NUREG-1800, Rev. 2 A.3-2 December 2010 A.3.2.2 Approaches for Addressing GSIs (60 FR 22484) One of the following approaches may be used: 1. If resolution has been achieved before issuance of a renewed license, implementation of that resolution is incorporated within the license renewal application. The plant-specific implementation information is provided. 2. A technical rationale is provided that demonstrates that the CLB will be maintained until some later time in the period of extended operation, at which point one or more reasonable options (for example, replacement, analytical evaluation, or a surveillance/maintenance program) become available to adequately manage the effects of aging. An applicant describes the basis for concluding that the CLB is maintained during the period of extended operation and briefly describes options that are technically feasible during the period of extended operation to manage the effects of aging, but does not have to preselect which option to use. 3. An aging management program is developed that, for that plant, incorporates a resolution to the aging effects issue. 4. An amendment of the CLB (as a separate action outside the license renewal application) is proposed that, if approved, removes the intended function(s) from the CLB. The proposed CLB amendment is reviewed under 10 CFR Part 50 and is not a review area for license renewal. A.3.3 References 1. NUREG-0933, "Resolution of Generic Safety Issues," Supplement 32, U.S. Nuclear Regulatory Commission, August 2008. 2. NRC Regulatory Issue Summary 2000-02, "Closure of Generic Safety Issue 23, Reactor Coolant Pump Seal Failure," February 15, 2000. 3. Letter from Ashok C. Thadani of the Office of Nuclear Regulatory Research, NRC, to William D. Travers, Executive Director of Operations, NRC, dated December 26, 1999. 4. SECY 94-225, "Issuance of Proposed Rulemaking Package on GSI-23, Reactor Coolant Pump Seal Failure," August 26, 1994. 5. Information Notice 93-61, "Excessive Reactor Coolant Leakage Following a Seal Failure in a Reactor Coolant Pump or Reactor Recirculation Pump," August 9, 1993. 6. Deleted. 7. NRC Regulatory Issue Summary 2003-09, "Environmental Qualification of Low-Voltage Instrumentation and Control Cables" dated May 2, 2003.

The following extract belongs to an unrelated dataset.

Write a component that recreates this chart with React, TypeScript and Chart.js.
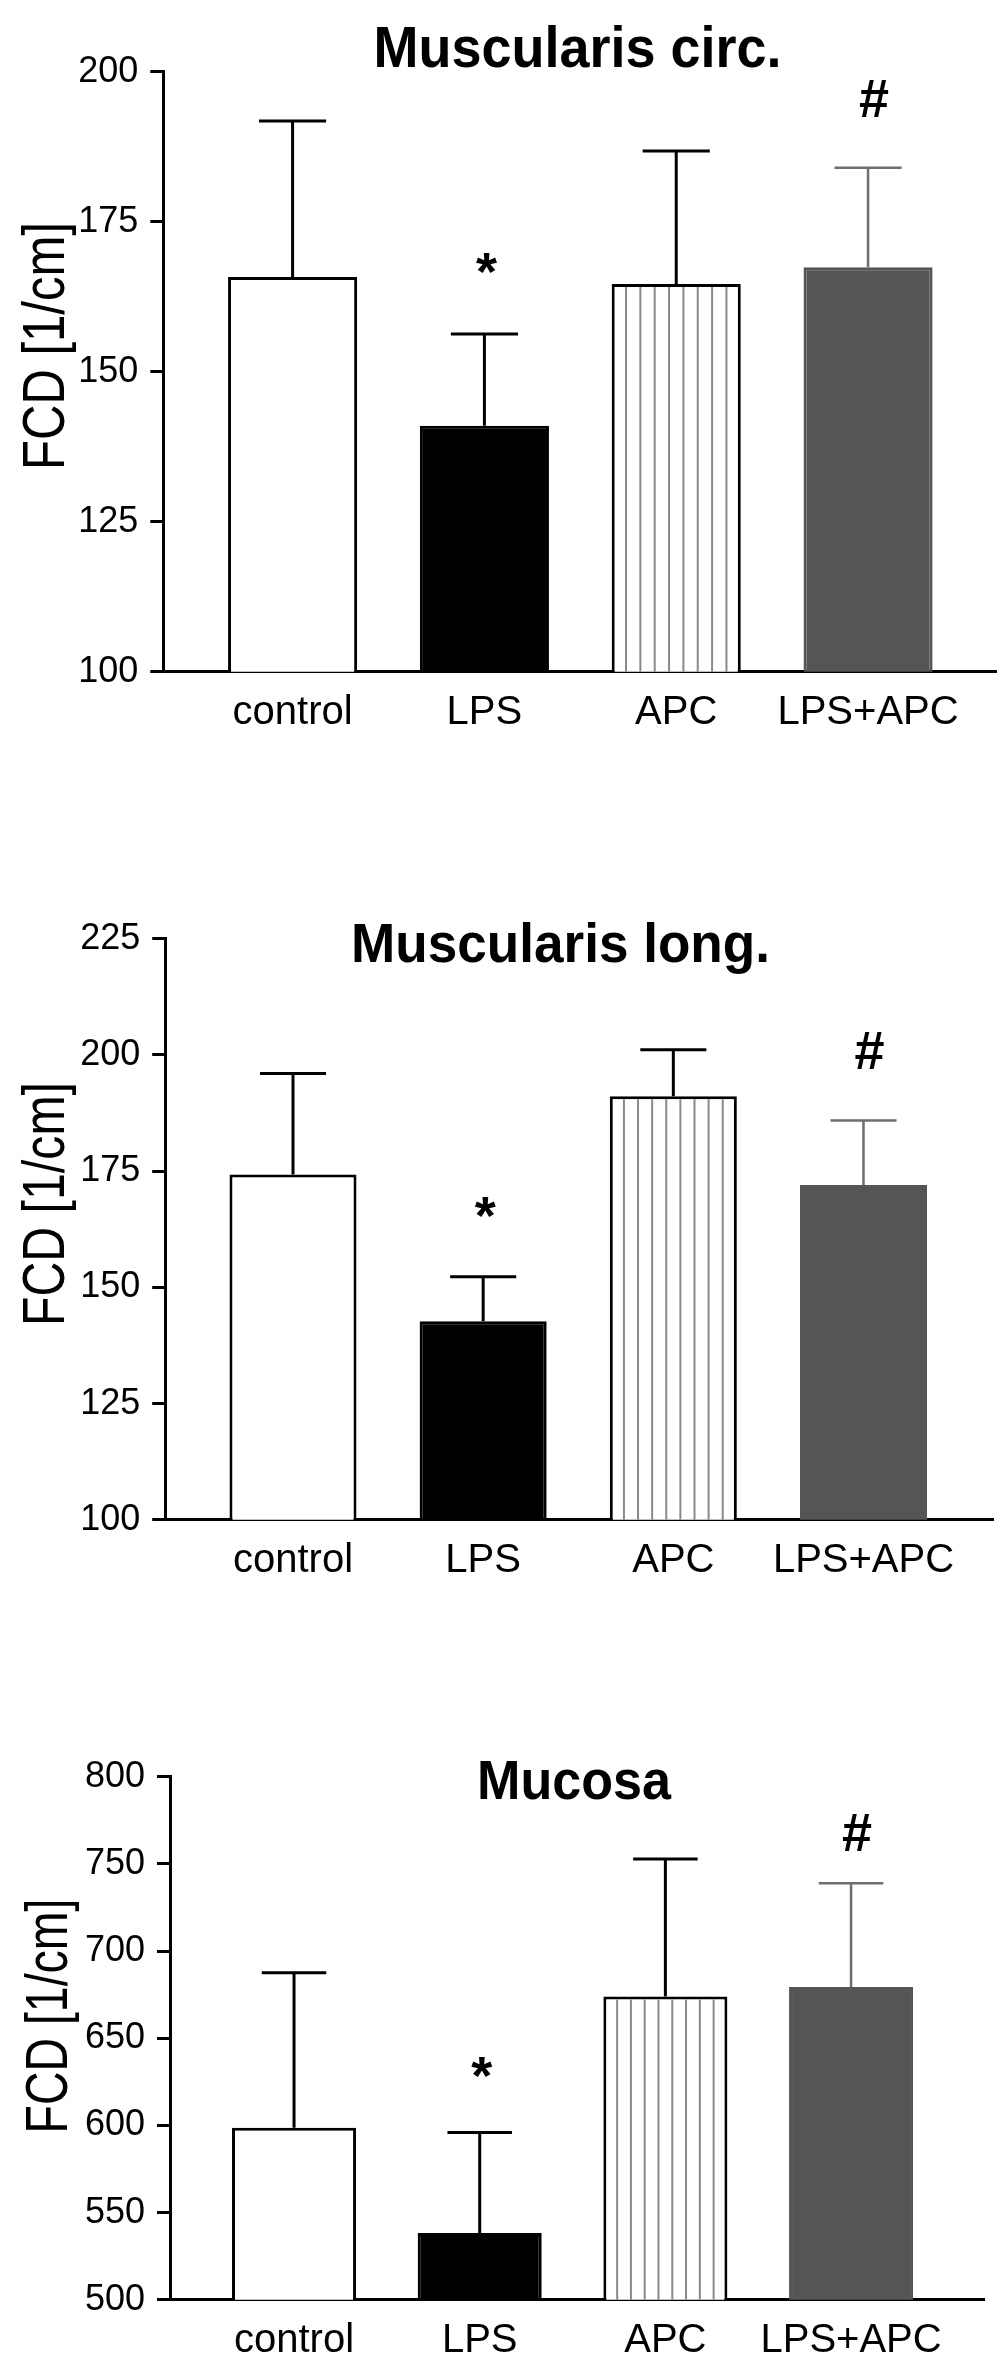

December 2010 A.3-3 NUREG-1800, Rev. 2 Table A.3-1 Examples of Generic Safety Issues that Should/Should Not Be Specifically Addressed for License Renewal and Basis for Disposition Example Disposition GSI-23, "Reactor Coolant Pump Seal Failures" This issue relates to reactor coolant pump seal failures, which challenge the makeup capacity of the emergency core cooling system in PWRs. Although GSI-23 originally addressed seal performance both during normal operation and during loss of seal cooling conditions, it has been modified to address only seal performance during loss of seal cooling conditions (Refs. 4 and 5). Loss of all seal cooling may cause the reactor coolant pump seals to fail or leak excessively. Because the reactor coolant pump seal performance during loss of seal cooling conditions is not an issue that involves AMR or TLAA, GSI-23 need not be specifically addressed for license renewal (Ref. 2). GSI-168, "Environmental Qualification of Electrical Equipment" This issue relates to aging of electrical equipment that is subject to environmental qualification requirements. Environmental qualification is a TLAA for license renewal. Regulatory Issue Summary (RIS) 2003-09 was issued on May 2, 2003, to inform addressees of the results of the technical assessment of GSI-168, "Environmental Qualification of Electrical Equipment." This RIS requires no action on the part of the addressees (Ref. 7). GSI-173.A, "Spent Fuel Storage Pool: Operating Experience" This issue relates to the potential for a sustained loss of spent fuel pool cooling capacity and the potential for a substantial loss of spent fuel pool coolant inventory. The staff evaluated the issue and concluded that no actions will be taken for operating plants.
As indicated in NUREG-0933, the staff is pursuing regulatory improvement changes to RG 1.13, "Spent Fuel Storage Facility Design Basis," and NUREG-0800, "Standard Review Plan for the Review of Safety Analysis Reports for Nuclear Power Plants." Thus, GSI-173.A need not be specifically addressed for license renewal. GSI-190, "Fatigue Evaluation of Metal Components for 60-Year Plant Life" This issue relates to environmental effects on fatigue of reactor coolant system components for 60 years. Fatigue is also a TLAA for license renewal. Thus, GSI-190 was specifically addressed for license renewal by the initial license renewal applicants. This GSI has now been resolved (Ref. 3).